Submitted By Bill Luby

This week’s chart of the week chart of the week could easily chronicle the recent decline in volatility, but that’s a story many pundits have already flogged to within an inch of its life, so it’s time for something else. Like volume.

The volume story rarely gets the air (electron?) time it deserves, so I have plucked out a chart in hopes of being provocative.

In the StockCharts lexicon, $NYTV is one of several measures of NYSE volume. Specifically, it is the daily NYSE volume figure reported by the Wall Street Journal and the one I have chosen to standardize on for my own charts.

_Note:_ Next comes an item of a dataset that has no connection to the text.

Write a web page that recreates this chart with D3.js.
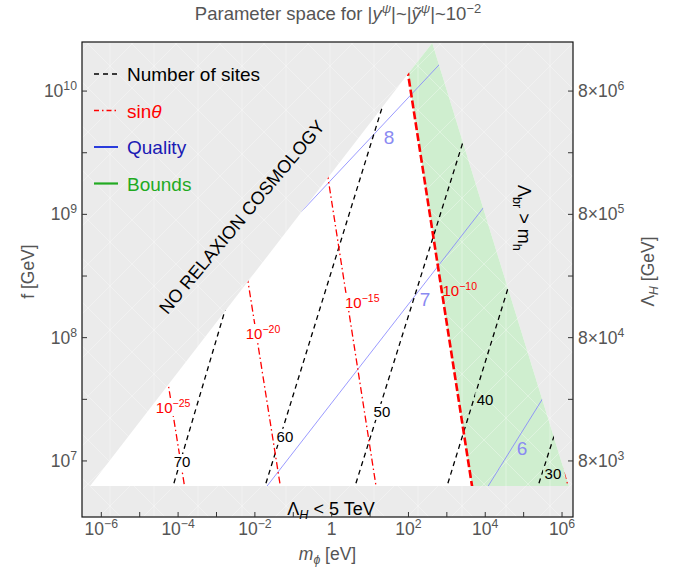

The chart below uses the NYTV numbers to plot NYSE total volume (dotted black line) against the backdrop of a solid gray area chart for the SPX, with data going back to May 2008. To smooth out some of the fluctuations and holiday-induced dips in volume, I have added a 9-day exponential moving average (EMA) as a solid blue line. I have also included a 10-day rate of change (ROC) study below the main chart.

While readers will undoubtedly draw their own conclusions from the chart, I have chosen to highlight three bottoms in the 9-day volume EMA. The first one occurs in late August 2008, just before the Lehman-induced September swoon. The second bottom is from late December, just before the January top. With Friday’s late volume surge triggered by the Russell index reconstitution, the spike in volume is almost certain to confirm that the mid-June volume drought will now become another bottom. The dip in volume coincided with the most recent top in the SPX and it is possible that for the third time in 1 ½ years, the volume bottom could signal a multi-month drop in the SPX.